--- START OF SOURCE MATERIAL ---
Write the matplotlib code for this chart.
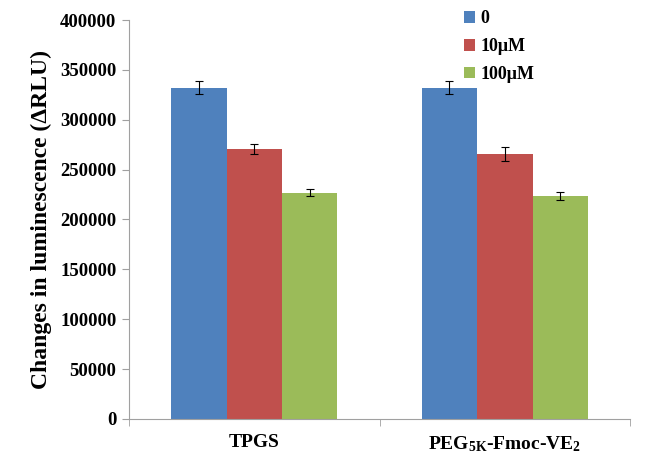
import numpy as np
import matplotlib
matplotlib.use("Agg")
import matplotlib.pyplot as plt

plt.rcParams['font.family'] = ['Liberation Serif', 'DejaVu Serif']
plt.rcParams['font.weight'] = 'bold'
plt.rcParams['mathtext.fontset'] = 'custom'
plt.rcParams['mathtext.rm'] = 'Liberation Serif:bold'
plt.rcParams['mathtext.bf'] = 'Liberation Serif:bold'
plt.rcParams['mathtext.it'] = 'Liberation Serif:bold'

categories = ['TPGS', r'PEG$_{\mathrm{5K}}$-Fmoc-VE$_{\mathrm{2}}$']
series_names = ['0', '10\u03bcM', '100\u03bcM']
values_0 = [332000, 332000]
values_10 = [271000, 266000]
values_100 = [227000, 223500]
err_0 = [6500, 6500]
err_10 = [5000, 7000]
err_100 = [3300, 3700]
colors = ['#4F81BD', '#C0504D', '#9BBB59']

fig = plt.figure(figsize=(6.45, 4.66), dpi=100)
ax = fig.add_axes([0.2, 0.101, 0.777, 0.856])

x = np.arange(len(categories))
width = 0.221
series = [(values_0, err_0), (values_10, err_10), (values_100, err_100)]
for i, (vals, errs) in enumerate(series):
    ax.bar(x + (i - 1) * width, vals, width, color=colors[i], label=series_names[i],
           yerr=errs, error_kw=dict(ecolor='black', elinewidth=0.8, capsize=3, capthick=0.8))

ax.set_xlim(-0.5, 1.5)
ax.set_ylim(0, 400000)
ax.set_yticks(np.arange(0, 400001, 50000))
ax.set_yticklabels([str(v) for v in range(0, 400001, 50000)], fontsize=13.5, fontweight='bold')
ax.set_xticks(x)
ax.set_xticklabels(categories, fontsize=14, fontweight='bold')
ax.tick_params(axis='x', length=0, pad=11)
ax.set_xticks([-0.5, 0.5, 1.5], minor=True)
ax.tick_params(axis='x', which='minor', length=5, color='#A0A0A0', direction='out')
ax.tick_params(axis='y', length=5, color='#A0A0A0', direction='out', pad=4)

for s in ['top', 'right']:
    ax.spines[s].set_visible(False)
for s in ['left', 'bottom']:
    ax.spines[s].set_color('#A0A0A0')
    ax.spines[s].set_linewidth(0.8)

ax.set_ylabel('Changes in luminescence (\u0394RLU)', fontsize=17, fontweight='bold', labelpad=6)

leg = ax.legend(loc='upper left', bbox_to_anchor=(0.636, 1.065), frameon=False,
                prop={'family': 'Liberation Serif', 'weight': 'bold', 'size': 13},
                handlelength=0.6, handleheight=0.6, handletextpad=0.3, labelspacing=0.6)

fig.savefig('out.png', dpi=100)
--- END OF SOURCE MATERIAL ---
Every line from the start of the listing above through the line with "import matplotlib.pyplot as plt" should be repeated exactly; skip the pictures and add nothing else.

TASK RESULT:
Write the matplotlib code for this chart.
import numpy as np
import matplotlib
matplotlib.use("Agg")
import matplotlib.pyplot as plt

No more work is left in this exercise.